O candidato a Bastonário da Ordem dos Advogados António Marinho Pinto mostrou-se "frontalmente contra a prostituição" como contra as drogas "que levam as pessoas à condição de escravo" mas defendeu que se deveria tomar o exemplo da troca de seringas nas prisões ou da interrupção voluntária da gravidez em locais com condições para melhorar a situação de quem é prostituto, mesmo que se seja contra a prostituição.

Durante o debate, todos estiveram de acordo com a condenação do proxenetismo e Pereira da Silva referiu que o estatuto de trabalhador independente para as prostitutas é uma das formas de acabar com esse fenómeno.

Defendeu ainda que parte das receitas arrecadadas pelos impostos pagos pelas prostitutas deveriam ser encaminhados para a luta contra os proxenetas e o tráfico de mulheres e ainda para programas de reinserção social daquelas que desejassem abandonar a "profissão".

No entanto, João Soares, que referiu ter conhecido a "experiência holandesa", alertou para que também na Holanda existe "imensa prostituição de rua e proxenetas".

No final, o padre Henrique Campos destacou que no debate "não se discutiu a degradação social, a miséria, a pobreza, nem o que leva à procura do sexo".

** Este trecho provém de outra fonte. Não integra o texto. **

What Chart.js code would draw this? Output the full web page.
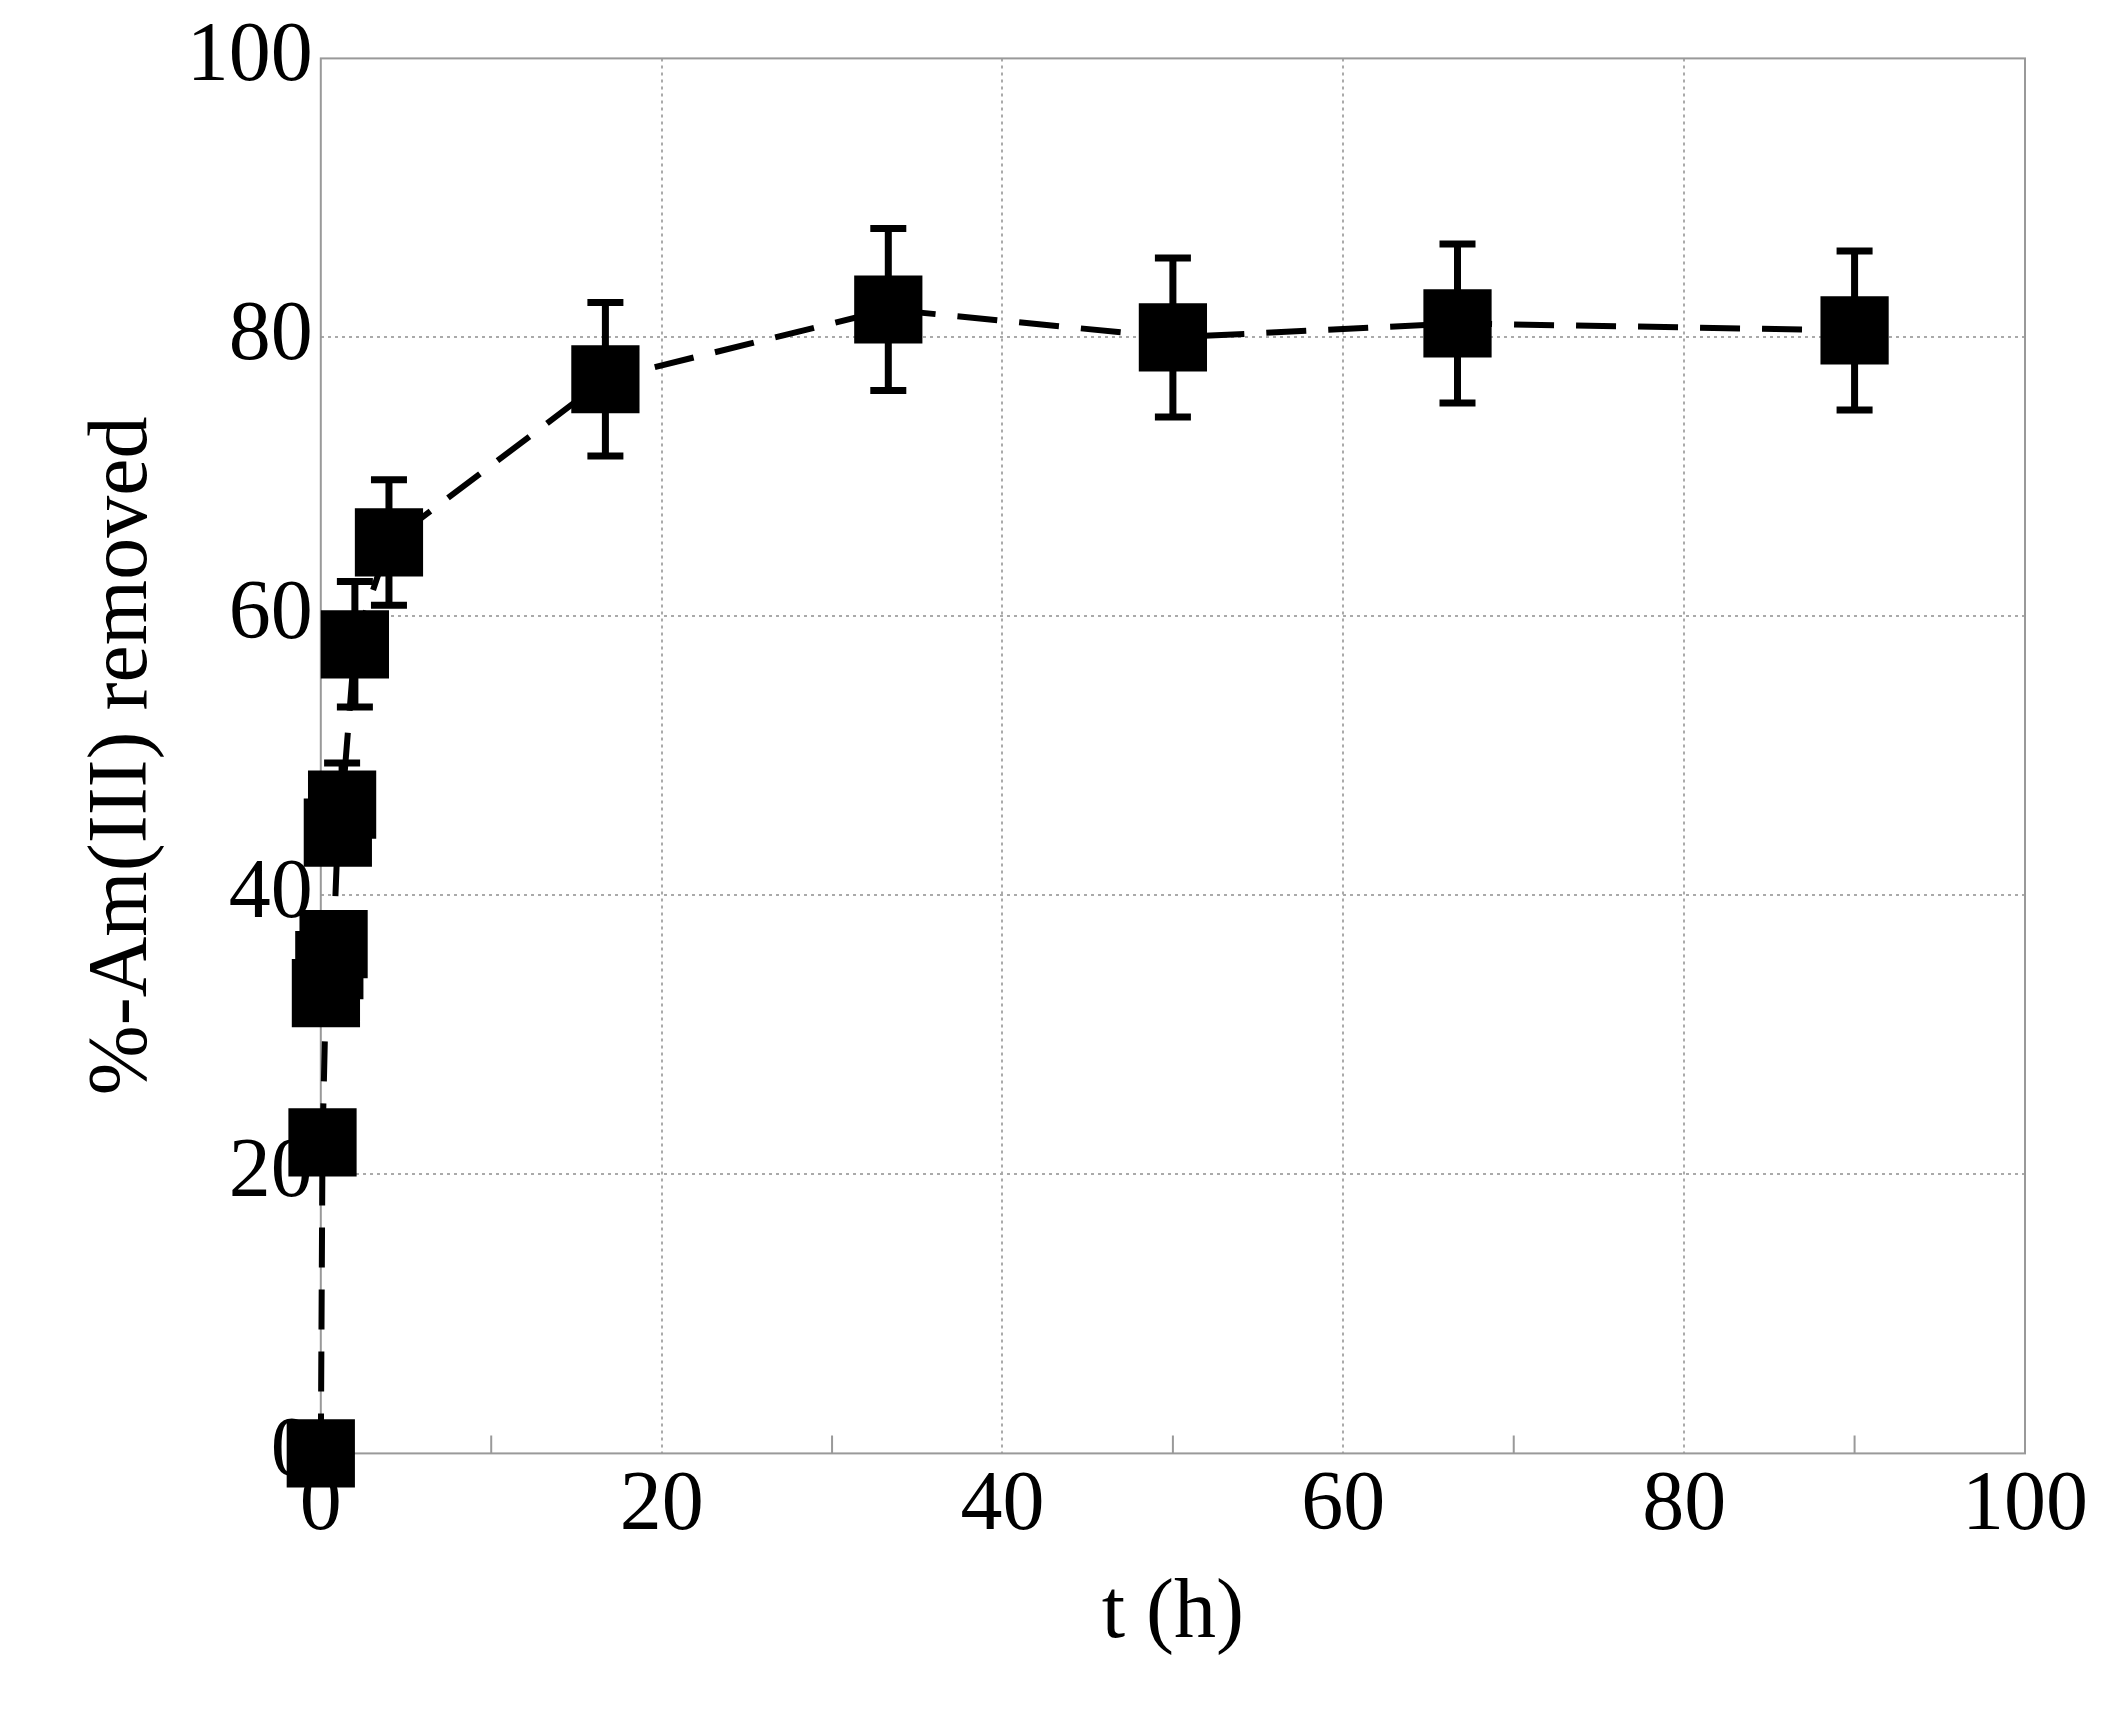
<!DOCTYPE html>
<html><head><meta charset="utf-8">
<script src="https://cdn.jsdelivr.net/npm/chart.js@4"></script>
<style>body{margin:0;background:#fff}#wrap{width:2115px;height:1709px}</style>
</head><body><div id="wrap"><canvas id="c"></canvas></div>
<script>
const times = [0, 0.1, 0.3, 0.5, 0.75, 1, 1.25, 2, 4, 16.7, 33.3, 50, 66.7, 90];
const removed = [0, 22.3, 33, 35, 36.5, 44.5, 46.5, 58, 65.3, 77, 82, 80, 81, 80.5];
const errs = [0, 0, 2, 2, 2, 2, 3, 4.5, 4.5, 5.5, 5.8, 5.7, 5.7, 5.7];

const errorBars = {
  id: "errorBars",
  afterDatasetsDraw(chart) {
    const { ctx, scales: { x, y } } = chart;
    ctx.save();
    ctx.strokeStyle = "#000";
    ctx.lineWidth = 7;
    times.forEach((t, i) => {
      if (!errs[i]) return;
      const px = x.getPixelForValue(t);
      const top = y.getPixelForValue(removed[i] + errs[i]);
      const bot = y.getPixelForValue(removed[i] - errs[i]);
      ctx.beginPath();
      ctx.moveTo(px, top); ctx.lineTo(px, bot);
      ctx.moveTo(px - 18, top); ctx.lineTo(px + 18, top);
      ctx.moveTo(px - 18, bot); ctx.lineTo(px + 18, bot);
      ctx.stroke();
    });
    ctx.restore();
  }
};

const font = { family: "Liberation Serif", size: 84 };
new Chart(document.getElementById("c"), {
  type: "scatter",
  data: {
    datasets: [{
      data: times.map((t, i) => ({ x: t, y: removed[i] })),
      showLine: true,
      borderColor: "#000",
      borderWidth: 6,
      borderDash: [40, 22],
      pointStyle: "rect",
      pointRadius: 44,
      pointBackgroundColor: "#000",
      pointBorderColor: "#000",
      clip: false
    }]
  },
  options: {
    responsive: true,
    maintainAspectRatio: false,
    animation: false,
    layout: { padding: { top: 42, right: 90, left: 70, bottom: 40 } },
    plugins: { legend: { display: false }, tooltip: { enabled: false } },
    scales: {
      x: {
        min: 0, max: 100,
        ticks: { stepSize: 10, color: "#000", font,
          callback: v => (v % 20 === 0 ? v : "") },
        grid: { color: c => (c.tick && c.tick.value % 20 === 0 && c.tick.value > 0 && c.tick.value < 100 ? "#aaa" : "rgba(0,0,0,0)"),
          lineWidth: 2, drawTicks: false },
        border: { display: false, dash: [3, 4] },
        title: { display: true, text: "t (h)", color: "#000", font }
      },
      y: {
        min: 0, max: 100,
        ticks: { stepSize: 20, color: "#000", font, padding: 8 },
        grid: { color: c => (c.tick && c.tick.value > 0 && c.tick.value < 100 ? "#aaa" : "rgba(0,0,0,0)"),
          lineWidth: 2, drawTicks: false },
        border: { display: false, dash: [3, 4] },
        title: { display: true, text: "%-Am(III) removed", color: "#000", font }
      }
    }
  },
  plugins: [{
    id: "frame",
    beforeDatasetsDraw(chart) {
      const { ctx, chartArea: a, scales: { x } } = chart;
      ctx.save(); ctx.strokeStyle = "#999"; ctx.lineWidth = 2;
      ctx.strokeRect(a.left, a.top, a.right - a.left, a.bottom - a.top);
      ctx.beginPath();
      [10, 30, 50, 70, 90].forEach(v => {
        const px = x.getPixelForValue(v);
        ctx.moveTo(px, a.bottom); ctx.lineTo(px, a.bottom - 18);
      });
      ctx.stroke(); ctx.restore();
    }
  }, errorBars]
});
</script></body></html>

Em Portugal, a prostituição não é legal nem ilegal porque a lei só pune o lenocínio, que é o favorecimento e a exploração da actividade.

Em declarações ao Diário de Notícias, o secretário de Estado da presidência do Conselho de Ministros e o membro do Governo, Jorge Lacão, afirmou que "a tendência de regulamentar no sentido de internalizar essa actividade pode levar a situações que fiquem muito perto do condicionamento drástico da liberdade das pessoas, que pode ser contrária à própria ordem constitucional - que é uma ordem constitucional de liberdade".

Jorge Lacão acrescentou que não se prevê para breve, por parte do Governo, qualquer iniciativa legislativa em relação a esta matéria.